#### [Given material]
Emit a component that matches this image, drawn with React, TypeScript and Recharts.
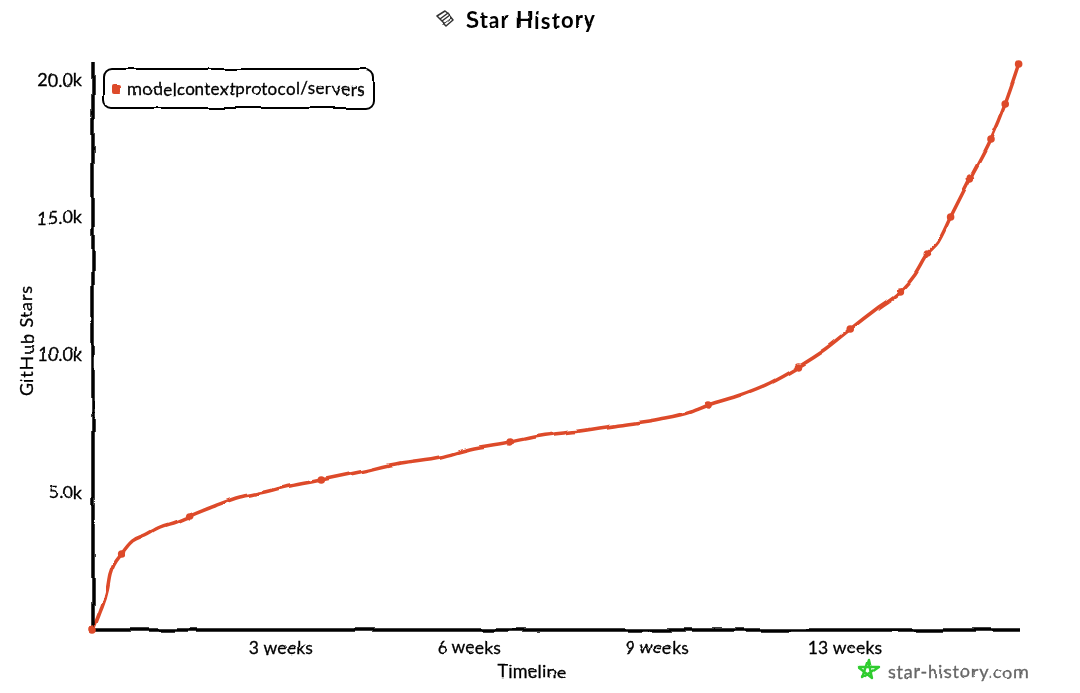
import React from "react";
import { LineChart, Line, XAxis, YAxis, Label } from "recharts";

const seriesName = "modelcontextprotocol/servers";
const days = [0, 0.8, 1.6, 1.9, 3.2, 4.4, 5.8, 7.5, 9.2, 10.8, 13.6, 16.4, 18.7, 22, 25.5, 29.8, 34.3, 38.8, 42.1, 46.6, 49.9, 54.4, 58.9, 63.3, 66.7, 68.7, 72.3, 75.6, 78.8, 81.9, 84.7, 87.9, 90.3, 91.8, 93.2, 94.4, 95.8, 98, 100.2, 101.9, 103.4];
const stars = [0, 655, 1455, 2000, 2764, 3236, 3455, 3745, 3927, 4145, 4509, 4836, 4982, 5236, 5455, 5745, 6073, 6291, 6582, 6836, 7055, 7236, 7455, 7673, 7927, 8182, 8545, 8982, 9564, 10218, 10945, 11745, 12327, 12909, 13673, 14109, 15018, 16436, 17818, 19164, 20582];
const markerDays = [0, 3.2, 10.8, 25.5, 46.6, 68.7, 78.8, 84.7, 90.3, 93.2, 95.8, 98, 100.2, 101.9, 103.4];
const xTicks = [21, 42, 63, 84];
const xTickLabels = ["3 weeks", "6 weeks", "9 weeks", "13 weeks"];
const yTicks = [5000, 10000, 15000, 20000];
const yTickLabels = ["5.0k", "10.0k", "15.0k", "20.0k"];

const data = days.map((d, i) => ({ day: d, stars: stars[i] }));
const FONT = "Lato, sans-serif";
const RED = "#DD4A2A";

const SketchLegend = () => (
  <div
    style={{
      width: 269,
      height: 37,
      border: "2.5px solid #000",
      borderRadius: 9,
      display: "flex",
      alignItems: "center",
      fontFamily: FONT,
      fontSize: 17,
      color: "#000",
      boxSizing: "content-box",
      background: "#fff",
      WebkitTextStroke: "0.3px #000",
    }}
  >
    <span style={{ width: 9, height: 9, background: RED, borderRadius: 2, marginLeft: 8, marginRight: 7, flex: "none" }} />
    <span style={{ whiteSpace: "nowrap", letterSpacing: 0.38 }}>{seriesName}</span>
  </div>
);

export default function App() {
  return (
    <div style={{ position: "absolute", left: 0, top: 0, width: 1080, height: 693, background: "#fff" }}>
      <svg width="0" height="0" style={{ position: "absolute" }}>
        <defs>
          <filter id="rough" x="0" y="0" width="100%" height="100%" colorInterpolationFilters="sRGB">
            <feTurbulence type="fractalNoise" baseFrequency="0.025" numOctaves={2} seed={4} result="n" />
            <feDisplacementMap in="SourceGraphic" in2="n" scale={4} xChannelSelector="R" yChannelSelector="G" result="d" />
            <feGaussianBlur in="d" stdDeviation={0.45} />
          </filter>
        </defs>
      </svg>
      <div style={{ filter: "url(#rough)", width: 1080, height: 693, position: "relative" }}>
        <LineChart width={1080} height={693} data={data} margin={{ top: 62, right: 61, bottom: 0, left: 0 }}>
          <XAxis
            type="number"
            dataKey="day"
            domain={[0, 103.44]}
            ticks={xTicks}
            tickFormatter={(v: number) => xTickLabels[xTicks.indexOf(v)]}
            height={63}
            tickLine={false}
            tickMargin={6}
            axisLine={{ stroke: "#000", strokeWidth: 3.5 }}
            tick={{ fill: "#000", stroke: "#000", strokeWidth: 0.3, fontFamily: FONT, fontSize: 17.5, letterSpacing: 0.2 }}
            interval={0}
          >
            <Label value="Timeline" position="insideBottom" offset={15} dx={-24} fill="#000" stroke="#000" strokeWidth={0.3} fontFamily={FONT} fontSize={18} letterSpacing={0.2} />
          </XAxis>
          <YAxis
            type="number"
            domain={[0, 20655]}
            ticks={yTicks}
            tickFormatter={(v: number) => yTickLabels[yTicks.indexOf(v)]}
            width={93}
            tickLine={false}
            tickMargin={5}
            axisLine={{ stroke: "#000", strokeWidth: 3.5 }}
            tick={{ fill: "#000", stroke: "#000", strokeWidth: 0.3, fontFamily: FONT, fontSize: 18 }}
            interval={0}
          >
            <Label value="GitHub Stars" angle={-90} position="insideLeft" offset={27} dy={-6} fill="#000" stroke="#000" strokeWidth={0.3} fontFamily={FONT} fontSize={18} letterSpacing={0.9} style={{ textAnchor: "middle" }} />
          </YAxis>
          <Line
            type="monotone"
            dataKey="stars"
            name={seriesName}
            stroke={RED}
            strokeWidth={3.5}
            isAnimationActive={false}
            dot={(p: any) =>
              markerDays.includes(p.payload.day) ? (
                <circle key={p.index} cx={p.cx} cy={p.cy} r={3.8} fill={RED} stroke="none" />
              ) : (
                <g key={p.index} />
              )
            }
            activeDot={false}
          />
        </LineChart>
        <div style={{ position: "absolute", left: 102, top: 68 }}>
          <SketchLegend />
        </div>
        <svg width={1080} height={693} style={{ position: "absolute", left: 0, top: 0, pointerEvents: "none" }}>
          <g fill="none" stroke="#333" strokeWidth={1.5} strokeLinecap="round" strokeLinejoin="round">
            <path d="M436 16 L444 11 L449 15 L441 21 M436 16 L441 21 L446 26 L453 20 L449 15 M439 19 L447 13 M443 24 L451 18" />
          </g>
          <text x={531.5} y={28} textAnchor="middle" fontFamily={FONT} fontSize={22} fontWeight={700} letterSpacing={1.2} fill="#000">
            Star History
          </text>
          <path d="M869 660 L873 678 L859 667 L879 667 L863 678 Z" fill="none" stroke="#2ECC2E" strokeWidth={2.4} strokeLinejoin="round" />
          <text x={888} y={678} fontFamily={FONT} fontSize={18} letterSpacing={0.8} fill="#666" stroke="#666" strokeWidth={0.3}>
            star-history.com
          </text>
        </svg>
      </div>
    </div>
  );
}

#### [What you have to do]
Repeat the material above word for word, please, apart from its images.

#### [Answer to the exercise]
Emit a component that matches this image, drawn with React, TypeScript and Recharts.
import React from "react";
import { LineChart, Line, XAxis, YAxis, Label } from "recharts";

const seriesName = "modelcontextprotocol/servers";
const days = [0, 0.8, 1.6, 1.9, 3.2, 4.4, 5.8, 7.5, 9.2, 10.8, 13.6, 16.4, 18.7, 22, 25.5, 29.8, 34.3, 38.8, 42.1, 46.6, 49.9, 54.4, 58.9, 63.3, 66.7, 68.7, 72.3, 75.6, 78.8, 81.9, 84.7, 87.9, 90.3, 91.8, 93.2, 94.4, 95.8, 98, 100.2, 101.9, 103.4];
const stars = [0, 655, 1455, 2000, 2764, 3236, 3455, 3745, 3927, 4145, 4509, 4836, 4982, 5236, 5455, 5745, 6073, 6291, 6582, 6836, 7055, 7236, 7455, 7673, 7927, 8182, 8545, 8982, 9564, 10218, 10945, 11745, 12327, 12909, 13673, 14109, 15018, 16436, 17818, 19164, 20582];
const markerDays = [0, 3.2, 10.8, 25.5, 46.6, 68.7, 78.8, 84.7, 90.3, 93.2, 95.8, 98, 100.2, 101.9, 103.4];
const xTicks = [21, 42, 63, 84];
const xTickLabels = ["3 weeks", "6 weeks", "9 weeks", "13 weeks"];
const yTicks = [5000, 10000, 15000, 20000];
const yTickLabels = ["5.0k", "10.0k", "15.0k", "20.0k"];

const data = days.map((d, i) => ({ day: d, stars: stars[i] }));
const FONT = "Lato, sans-serif";
const RED = "#DD4A2A";

const SketchLegend = () => (
  <div
    style={{
      width: 269,
      height: 37,
      border: "2.5px solid #000",
      borderRadius: 9,
      display: "flex",
      alignItems: "center",
      fontFamily: FONT,
      fontSize: 17,
      color: "#000",
      boxSizing: "content-box",
      background: "#fff",
      WebkitTextStroke: "0.3px #000",
    }}
  >
    <span style={{ width: 9, height: 9, background: RED, borderRadius: 2, marginLeft: 8, marginRight: 7, flex: "none" }} />
    <span style={{ whiteSpace: "nowrap", letterSpacing: 0.38 }}>{seriesName}</span>
  </div>
);

export default function App() {
  return (
    <div style={{ position: "absolute", left: 0, top: 0, width: 1080, height: 693, background: "#fff" }}>
      <svg width="0" height="0" style={{ position: "absolute" }}>
        <defs>
          <filter id="rough" x="0" y="0" width="100%" height="100%" colorInterpolationFilters="sRGB">
            <feTurbulence type="fractalNoise" baseFrequency="0.025" numOctaves={2} seed={4} result="n" />
            <feDisplacementMap in="SourceGraphic" in2="n" scale={4} xChannelSelector="R" yChannelSelector="G" result="d" />
            <feGaussianBlur in="d" stdDeviation={0.45} />
          </filter>
        </defs>
      </svg>
      <div style={{ filter: "url(#rough)", width: 1080, height: 693, position: "relative" }}>
        <LineChart width={1080} height={693} data={data} margin={{ top: 62, right: 61, bottom: 0, left: 0 }}>
          <XAxis
            type="number"
            dataKey="day"
            domain={[0, 103.44]}
            ticks={xTicks}
            tickFormatter={(v: number) => xTickLabels[xTicks.indexOf(v)]}
            height={63}
            tickLine={false}
            tickMargin={6}
            axisLine={{ stroke: "#000", strokeWidth: 3.5 }}
            tick={{ fill: "#000", stroke: "#000", strokeWidth: 0.3, fontFamily: FONT, fontSize: 17.5, letterSpacing: 0.2 }}
            interval={0}
          >
            <Label value="Timeline" position="insideBottom" offset={15} dx={-24} fill="#000" stroke="#000" strokeWidth={0.3} fontFamily={FONT} fontSize={18} letterSpacing={0.2} />
          </XAxis>
          <YAxis
            type="number"
            domain={[0, 20655]}
            ticks={yTicks}
            tickFormatter={(v: number) => yTickLabels[yTicks.indexOf(v)]}
            width={93}
            tickLine={false}
            tickMargin={5}
            axisLine={{ stroke: "#000", strokeWidth: 3.5 }}
            tick={{ fill: "#000", stroke: "#000", strokeWidth: 0.3, fontFamily: FONT, fontSize: 18 }}
            interval={0}
          >
            <Label value="GitHub Stars" angle={-90} position="insideLeft" offset={27} dy={-6} fill="#000" stroke="#000" strokeWidth={0.3} fontFamily={FONT} fontSize={18} letterSpacing={0.9} style={{ textAnchor: "middle" }} />
          </YAxis>
          <Line
            type="monotone"
            dataKey="stars"
            name={seriesName}
            stroke={RED}
            strokeWidth={3.5}
            isAnimationActive={false}
            dot={(p: any) =>
              markerDays.includes(p.payload.day) ? (
                <circle key={p.index} cx={p.cx} cy={p.cy} r={3.8} fill={RED} stroke="none" />
              ) : (
                <g key={p.index} />
              )
            }
            activeDot={false}
          />
        </LineChart>
        <div style={{ position: "absolute", left: 102, top: 68 }}>
          <SketchLegend />
        </div>
        <svg width={1080} height={693} style={{ position: "absolute", left: 0, top: 0, pointerEvents: "none" }}>
          <g fill="none" stroke="#333" strokeWidth={1.5} strokeLinecap="round" strokeLinejoin="round">
            <path d="M436 16 L444 11 L449 15 L441 21 M436 16 L441 21 L446 26 L453 20 L449 15 M439 19 L447 13 M443 24 L451 18" />
          </g>
          <text x={531.5} y={28} textAnchor="middle" fontFamily={FONT} fontSize={22} fontWeight={700} letterSpacing={1.2} fill="#000">
            Star History
          </text>
          <path d="M869 660 L873 678 L859 667 L879 667 L863 678 Z" fill="none" stroke="#2ECC2E" strokeWidth={2.4} strokeLinejoin="round" />
          <text x={888} y={678} fontFamily={FONT} fontSize={18} letterSpacing={0.8} fill="#666" stroke="#666" strokeWidth={0.3}>
            star-history.com
          </text>
        </svg>
      </div>
    </div>
  );
}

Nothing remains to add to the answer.